Wednesday, June 20, 2007

Hot shot prospects can learn about basketball

At a new camp in Sun Valley

Express Staff Writer

Carson Sofro, upon his graduation from The Community School in 2001. Photo by Mountain Express

Community School graduate Carson Sofro, 23, is still shooting to play basketball at the NBA level. In the meantime he wants to give something back to Wood River Valley youth.

Sofro's Hot Shot Summer Basketball Program for boys and girls in grades 3-8 is due to begin Monday, June 25 and continue five days a week from 9-11 a.m. at The Community School gym in Sun Valley.

Programs for secondary school students will also be offered, he said. Kids in grades 7-12 will meet from 1-3 p.m. five days a week, and those from grades 9-12 will gather from 4-6 p.m. at the Sun Valley gym.

Sofro said fundamentals, skill work, game situations, shooting and dribbling will be emphasized during the camps, which he and his staff plan to run weekdays through July 20.

Monthly, weekly and daily rates will be offered. The cost is $20 for a daily pass, $65 weekly and $220 for the entire four week session for each age.

Registration occurs Monday from 8:30-9 a.m. at The Community School gym. Call Sofro at 720-1904 for more details.

Sofro hopes his extensive basketball background will help him teach local kids.

For the last year after graduating from the University of Redlands (Ca.) in 2006, Sofro has been playing professional basketball in England, Michigan, Oregon and Colorado. He has been a practice player for the NBA Development League Colorado 14ers squad based in Broomfield near Boulder, Colo.

Sofro said, "I've achieved a lot of success in basketball. Not a lot of guys are offered an opportunity to be a practice player for a NBA Development League team. Having grown up here, I know there aren't many opportunities for Wood River Valley kids in terms of basketball. I'd like to help in that area and give something back."

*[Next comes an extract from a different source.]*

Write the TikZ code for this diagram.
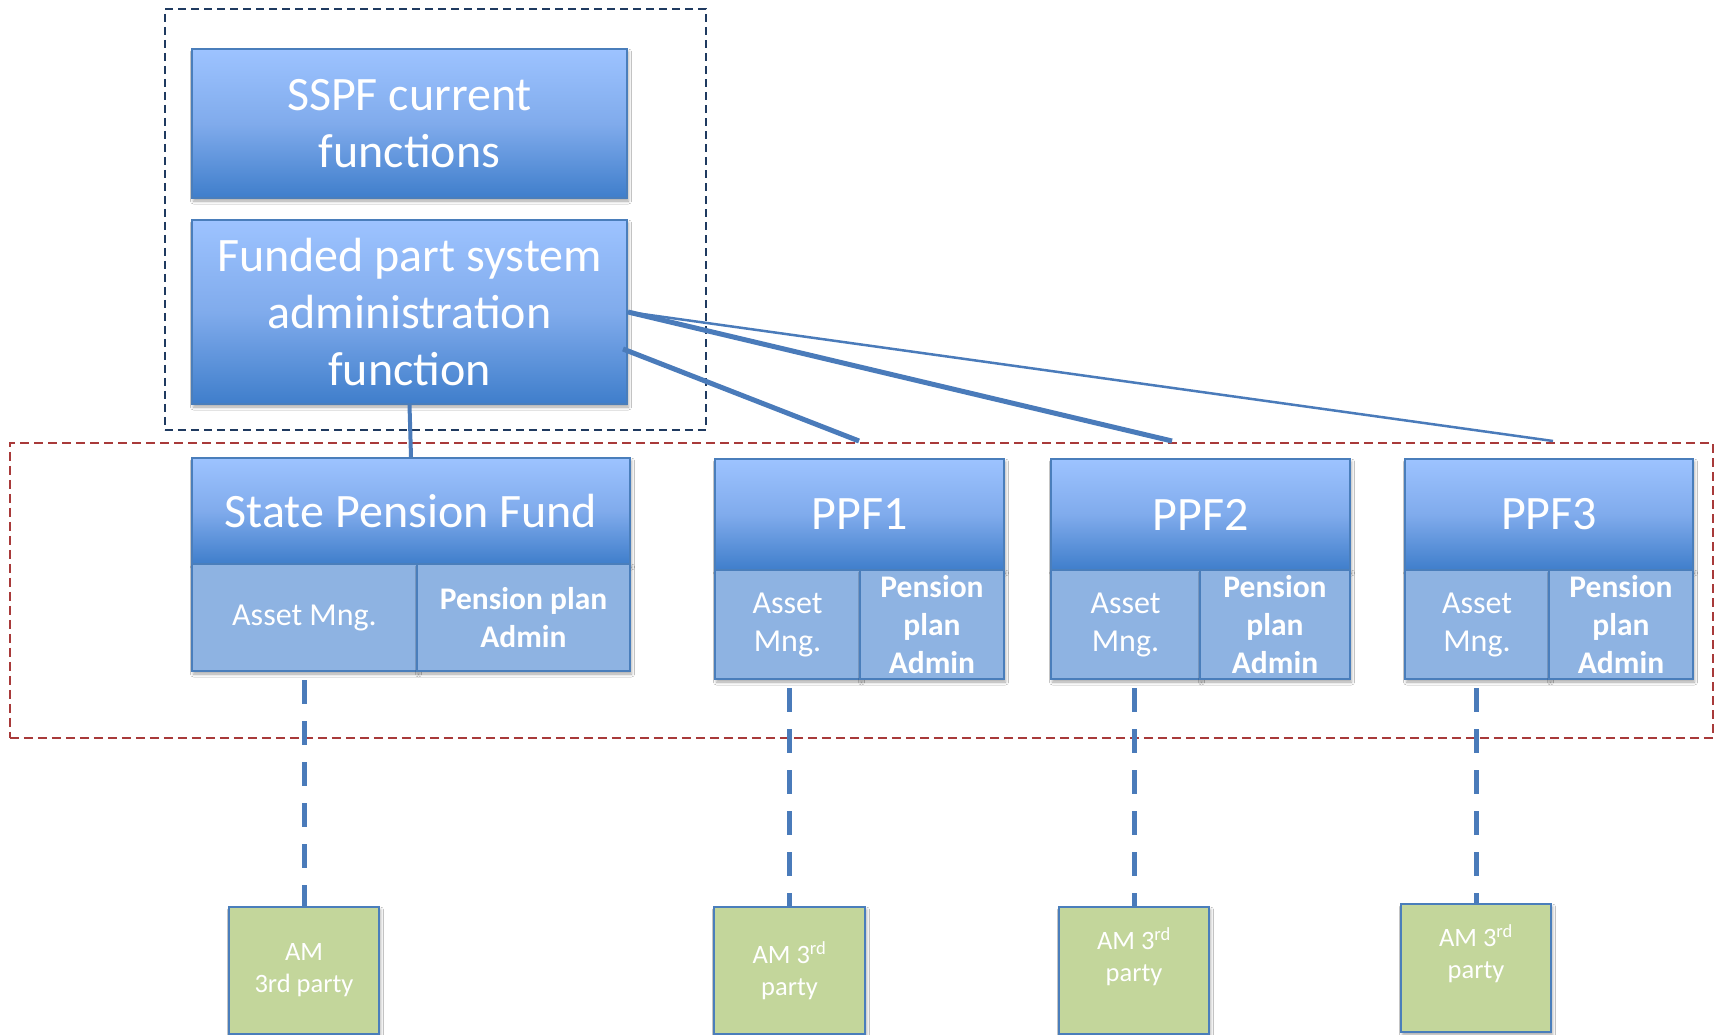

His experiences playing minor league pro basketball in the last year have taught Sofro that he needs to increase his strength and speed if he wants to compete successfully at higher levels of pro hoops.

"People don't realize how fast the professional game is. I came from a system (at Redlands) of run-and-gun. What I've found is they play regular basketball at the professional level at a speed that we played run-and-gun and thought we were fast in college," said Sofro.

A son of John Sofro of Ketchum and Barbara Dudley of Bend, Ore., Carson was a star player at The Community School in Sun Valley where he was the leading Cutthroat scorer with 388 points (18.5 ppg) in his senior year of 2000-01.

Sofro remains the second-leading Cutthroat career scorer with 589 points (15.9 ppg).

After a post-grad year at Kent School in Connecticut, Sofro enrolled at the University of Redlands. There, the 6-8 sharpshooter played basketball for coach Gary Smith for four years, averaged 8.0 ppg in 10 minutes a game and finished as the school's third-leading all-time 3-point shooter with 226.

He competed as a practice player for former Idaho Stampede minor league basketball coach Joe Wolf, now coach of the NBA Development League Colorado 14ers, from Dec. 2006 through March of this year.

Wolf played for Hall of Fame coach Dean Smith at the University of North Carolina, averaging 15.2 ppg in his senior season. Drafted in the first round of the 1987 NBA draft, he went on to an 11-year NBA career with five teams, averaging 4.2 points and 3.3 rebounds.

Sofro said he hopes to give the "D League" another shot in Nov. 2007 after five months of strength and shooting training.

"I'm not done yet. I'm going to give it one more shot," said Sofro, who has been projected as a #2 shooting guard or #3 small forward at the professional level. "Coach Wolf said you've got four years to try to make it to the NBA so he's got me on a four-year goal."

In addition to guiding local kids this summer, Sofro said he hopes to raise money to buy a $5,000 shooting gun—the basketball equivalent of a pitching machine and batting cage.

He said, "It's the greatest basketball tool you can buy. It sits under a basketball hoop and rebounds for you. In an hour you can get 700 shots. I'd like to buy two machines this summer and donate them to The Community School and Wood River High School."

Camp director Sofro will be assisted by Keith Zalaski, 23, a Simsbury, Ct. product who was an important member of the 2002-06 Amherst College basketball team that won a then-school record 105 games in four years including 28-4 in 2006.

Another coach at the Hot Shot Summer Basketball Program will be Ed Flory of Ketchum, he said.